Company records cited in the lawsuits suggest Mobile Gas may have lost more than 6,000 pounds of mercaptan in the first half of 2008—"several times the amount ordinarily used in an entire year," one document notes.
Mobile Gas disputes the size of the spill; at the time it claimed that only about 1,200 pounds of mercaptan were lost. Jenny Gobble, a spokesperson for the utility's new corporate parent, Spire Energy, said she is confident Mobile Gas "appropriately handled the situation in Eight Mile." The amount lost "has always been safe," Gobble told Sierra via email, and Mobile Gas is trying to clean up the mercaptan "as quickly as possible."
Mercaptan breaks down in sunlight, so the smell subsides during the day, only to come creeping back at night. Bumpers's mother, Julia Lucy, lives less than a mile from the cemetery. She said that the stink has eased since the treatment system was put in, but sometimes it's as bad as ever. "Nobody sees a sense of urgency to come out here and do something about it," Lucy said.
The Alabama Department of Public Health has done little to ease community concerns. "These odors can impact the quality of life—because of the fact that they are there, people feel sad and get upset. We understand this," a 2016 statement from the department said. But all information about mercaptan "indicates that it is nontoxic at permissible levels."
Such responses leave people like Bumpers feeling depressed—and a bit gaslit.
"You're sick, and you're going through so many things, and people are telling you there's nothing wrong with you when there really is something going on," she said. "And they make it like you're crazy. The doctor's like, 'There's nothing wrong,' and there is."
The neighbors' complaints have gotten renewed attention in recent months.
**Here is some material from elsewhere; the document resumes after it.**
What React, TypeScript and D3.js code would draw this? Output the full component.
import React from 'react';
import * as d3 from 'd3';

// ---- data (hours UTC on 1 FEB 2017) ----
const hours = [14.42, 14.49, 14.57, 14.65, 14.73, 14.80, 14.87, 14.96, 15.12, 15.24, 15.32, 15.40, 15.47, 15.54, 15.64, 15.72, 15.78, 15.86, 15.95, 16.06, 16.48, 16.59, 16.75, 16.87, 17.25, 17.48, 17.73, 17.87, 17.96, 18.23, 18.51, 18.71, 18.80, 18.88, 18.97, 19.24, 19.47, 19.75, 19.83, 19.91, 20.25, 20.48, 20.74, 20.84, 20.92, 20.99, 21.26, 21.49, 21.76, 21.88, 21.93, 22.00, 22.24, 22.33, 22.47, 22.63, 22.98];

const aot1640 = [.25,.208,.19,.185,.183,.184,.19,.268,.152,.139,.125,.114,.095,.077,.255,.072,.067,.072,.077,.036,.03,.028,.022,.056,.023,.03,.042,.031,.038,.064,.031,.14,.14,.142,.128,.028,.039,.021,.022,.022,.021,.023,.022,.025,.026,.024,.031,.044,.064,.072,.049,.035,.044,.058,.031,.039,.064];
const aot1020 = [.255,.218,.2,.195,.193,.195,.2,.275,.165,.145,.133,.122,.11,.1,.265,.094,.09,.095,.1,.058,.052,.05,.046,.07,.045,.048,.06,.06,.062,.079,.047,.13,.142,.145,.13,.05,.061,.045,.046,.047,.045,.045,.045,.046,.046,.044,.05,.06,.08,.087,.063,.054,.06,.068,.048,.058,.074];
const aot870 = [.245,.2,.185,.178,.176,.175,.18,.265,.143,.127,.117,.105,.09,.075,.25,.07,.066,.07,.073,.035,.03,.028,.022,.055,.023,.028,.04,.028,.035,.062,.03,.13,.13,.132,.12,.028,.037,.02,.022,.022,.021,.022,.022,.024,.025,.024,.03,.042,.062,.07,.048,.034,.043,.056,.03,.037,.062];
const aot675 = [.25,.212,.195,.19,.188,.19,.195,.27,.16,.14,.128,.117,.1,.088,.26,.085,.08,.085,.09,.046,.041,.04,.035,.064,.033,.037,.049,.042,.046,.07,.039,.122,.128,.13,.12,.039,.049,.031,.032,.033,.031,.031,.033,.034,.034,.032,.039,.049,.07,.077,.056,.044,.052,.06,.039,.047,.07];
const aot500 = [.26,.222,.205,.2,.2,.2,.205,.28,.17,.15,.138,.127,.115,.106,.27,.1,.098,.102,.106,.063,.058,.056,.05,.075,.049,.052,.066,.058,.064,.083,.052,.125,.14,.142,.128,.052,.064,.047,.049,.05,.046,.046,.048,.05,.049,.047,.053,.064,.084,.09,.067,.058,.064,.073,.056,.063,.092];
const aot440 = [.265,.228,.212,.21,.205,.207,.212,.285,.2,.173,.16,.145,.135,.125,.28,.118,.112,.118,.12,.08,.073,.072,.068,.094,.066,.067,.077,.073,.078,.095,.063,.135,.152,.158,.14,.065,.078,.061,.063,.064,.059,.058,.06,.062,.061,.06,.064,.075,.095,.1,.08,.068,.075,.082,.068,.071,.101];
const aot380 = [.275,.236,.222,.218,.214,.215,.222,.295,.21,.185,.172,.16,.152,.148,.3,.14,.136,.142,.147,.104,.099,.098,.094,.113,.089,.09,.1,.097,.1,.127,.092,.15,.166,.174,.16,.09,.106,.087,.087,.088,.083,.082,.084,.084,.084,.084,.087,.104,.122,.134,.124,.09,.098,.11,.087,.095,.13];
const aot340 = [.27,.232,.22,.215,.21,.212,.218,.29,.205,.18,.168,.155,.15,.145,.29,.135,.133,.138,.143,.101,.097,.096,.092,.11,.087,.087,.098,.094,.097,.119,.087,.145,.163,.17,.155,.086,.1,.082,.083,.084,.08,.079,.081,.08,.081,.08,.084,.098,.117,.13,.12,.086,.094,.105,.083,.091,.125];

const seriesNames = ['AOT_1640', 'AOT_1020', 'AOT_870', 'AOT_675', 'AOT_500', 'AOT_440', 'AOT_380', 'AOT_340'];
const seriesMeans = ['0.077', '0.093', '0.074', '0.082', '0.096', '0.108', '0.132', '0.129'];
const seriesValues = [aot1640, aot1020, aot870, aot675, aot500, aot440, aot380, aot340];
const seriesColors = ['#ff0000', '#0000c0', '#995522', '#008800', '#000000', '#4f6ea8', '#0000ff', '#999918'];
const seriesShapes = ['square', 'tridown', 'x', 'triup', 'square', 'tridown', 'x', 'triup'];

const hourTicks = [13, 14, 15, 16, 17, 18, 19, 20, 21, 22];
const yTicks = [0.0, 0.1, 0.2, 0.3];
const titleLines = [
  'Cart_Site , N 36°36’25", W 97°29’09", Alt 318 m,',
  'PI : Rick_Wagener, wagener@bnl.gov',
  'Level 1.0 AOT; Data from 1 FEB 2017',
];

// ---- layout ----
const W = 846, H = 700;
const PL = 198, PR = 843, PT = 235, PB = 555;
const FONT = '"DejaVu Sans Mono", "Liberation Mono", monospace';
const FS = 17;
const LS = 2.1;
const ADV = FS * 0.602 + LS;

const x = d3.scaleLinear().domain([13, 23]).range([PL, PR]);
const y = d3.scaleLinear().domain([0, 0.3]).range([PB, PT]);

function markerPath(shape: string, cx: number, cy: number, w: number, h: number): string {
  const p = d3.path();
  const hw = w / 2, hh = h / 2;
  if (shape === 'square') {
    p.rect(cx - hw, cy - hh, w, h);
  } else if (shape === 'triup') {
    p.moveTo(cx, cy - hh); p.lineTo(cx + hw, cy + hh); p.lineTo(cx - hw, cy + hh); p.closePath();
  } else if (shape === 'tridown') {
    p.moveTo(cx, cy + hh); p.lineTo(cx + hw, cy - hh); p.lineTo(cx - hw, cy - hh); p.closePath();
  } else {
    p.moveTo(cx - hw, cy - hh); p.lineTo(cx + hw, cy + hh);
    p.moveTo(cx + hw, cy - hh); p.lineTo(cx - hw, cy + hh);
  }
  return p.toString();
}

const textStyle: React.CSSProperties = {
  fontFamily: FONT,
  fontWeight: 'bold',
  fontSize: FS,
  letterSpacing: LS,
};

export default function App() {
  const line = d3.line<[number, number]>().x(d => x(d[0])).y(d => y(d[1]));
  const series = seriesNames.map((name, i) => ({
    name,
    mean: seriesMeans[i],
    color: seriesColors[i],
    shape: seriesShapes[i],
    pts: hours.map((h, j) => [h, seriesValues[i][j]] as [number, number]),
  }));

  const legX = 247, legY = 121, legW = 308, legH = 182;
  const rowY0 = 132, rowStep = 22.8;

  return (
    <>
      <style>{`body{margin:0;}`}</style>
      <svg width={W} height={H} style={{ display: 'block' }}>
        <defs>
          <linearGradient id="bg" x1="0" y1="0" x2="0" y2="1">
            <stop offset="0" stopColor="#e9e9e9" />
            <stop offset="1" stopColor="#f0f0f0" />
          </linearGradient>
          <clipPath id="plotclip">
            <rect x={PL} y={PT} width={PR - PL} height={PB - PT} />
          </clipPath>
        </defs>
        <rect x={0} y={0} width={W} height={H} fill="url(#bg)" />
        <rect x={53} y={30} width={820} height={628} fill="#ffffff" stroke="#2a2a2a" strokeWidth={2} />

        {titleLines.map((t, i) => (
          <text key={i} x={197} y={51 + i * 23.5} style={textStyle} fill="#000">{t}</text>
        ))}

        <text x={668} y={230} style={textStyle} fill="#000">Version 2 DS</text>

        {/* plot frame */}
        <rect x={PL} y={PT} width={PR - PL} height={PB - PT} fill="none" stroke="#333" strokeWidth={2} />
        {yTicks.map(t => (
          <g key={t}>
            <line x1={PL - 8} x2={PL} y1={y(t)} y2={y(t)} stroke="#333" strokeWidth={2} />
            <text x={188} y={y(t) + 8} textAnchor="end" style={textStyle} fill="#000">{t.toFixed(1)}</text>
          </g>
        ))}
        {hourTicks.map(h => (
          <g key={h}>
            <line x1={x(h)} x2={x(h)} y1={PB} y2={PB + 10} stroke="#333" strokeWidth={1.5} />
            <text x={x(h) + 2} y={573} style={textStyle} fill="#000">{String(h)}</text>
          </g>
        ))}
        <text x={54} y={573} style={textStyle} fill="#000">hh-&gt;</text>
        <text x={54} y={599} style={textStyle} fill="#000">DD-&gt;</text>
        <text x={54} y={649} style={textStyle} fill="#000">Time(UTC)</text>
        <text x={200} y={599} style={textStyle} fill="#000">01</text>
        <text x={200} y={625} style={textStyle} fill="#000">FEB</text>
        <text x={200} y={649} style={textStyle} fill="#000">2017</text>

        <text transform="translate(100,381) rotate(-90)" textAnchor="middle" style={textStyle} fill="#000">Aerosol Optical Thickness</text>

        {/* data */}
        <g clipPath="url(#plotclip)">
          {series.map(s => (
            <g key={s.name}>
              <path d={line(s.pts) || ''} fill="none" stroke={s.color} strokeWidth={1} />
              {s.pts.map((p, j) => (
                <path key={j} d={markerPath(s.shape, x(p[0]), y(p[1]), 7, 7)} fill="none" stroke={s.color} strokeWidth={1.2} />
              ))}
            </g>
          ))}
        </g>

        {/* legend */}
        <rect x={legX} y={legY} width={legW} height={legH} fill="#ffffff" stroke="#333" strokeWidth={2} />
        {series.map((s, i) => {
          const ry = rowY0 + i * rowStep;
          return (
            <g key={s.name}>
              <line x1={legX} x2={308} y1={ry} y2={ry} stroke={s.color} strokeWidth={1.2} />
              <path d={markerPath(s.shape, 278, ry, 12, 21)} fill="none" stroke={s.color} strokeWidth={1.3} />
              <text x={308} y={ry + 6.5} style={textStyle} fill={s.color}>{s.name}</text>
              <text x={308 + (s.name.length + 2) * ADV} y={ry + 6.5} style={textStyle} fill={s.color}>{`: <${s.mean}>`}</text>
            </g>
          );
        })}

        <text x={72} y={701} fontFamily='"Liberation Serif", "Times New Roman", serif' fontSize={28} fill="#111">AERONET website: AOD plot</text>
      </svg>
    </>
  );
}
The county health department has begun a new study of the symptoms people are reporting. In October, members of We Matter Eight Mile traveled to Montgomery to demonstrate outside the state capitol and meet with Alabama governor Robert Bentley. Davis said Bentley aides have met with several people in the community since then, but she doesn't see a whole lot of movement. She can still smell the substance nightly from her house, about half a mile from the cemetery.
"In my opinion, the permissible level is zero," Davis said. "There should not be any unnatural chemical in our neighborhood, period."
This article appeared in the May/June 2017 edition with the headline "Alabama's Chemical Katrina."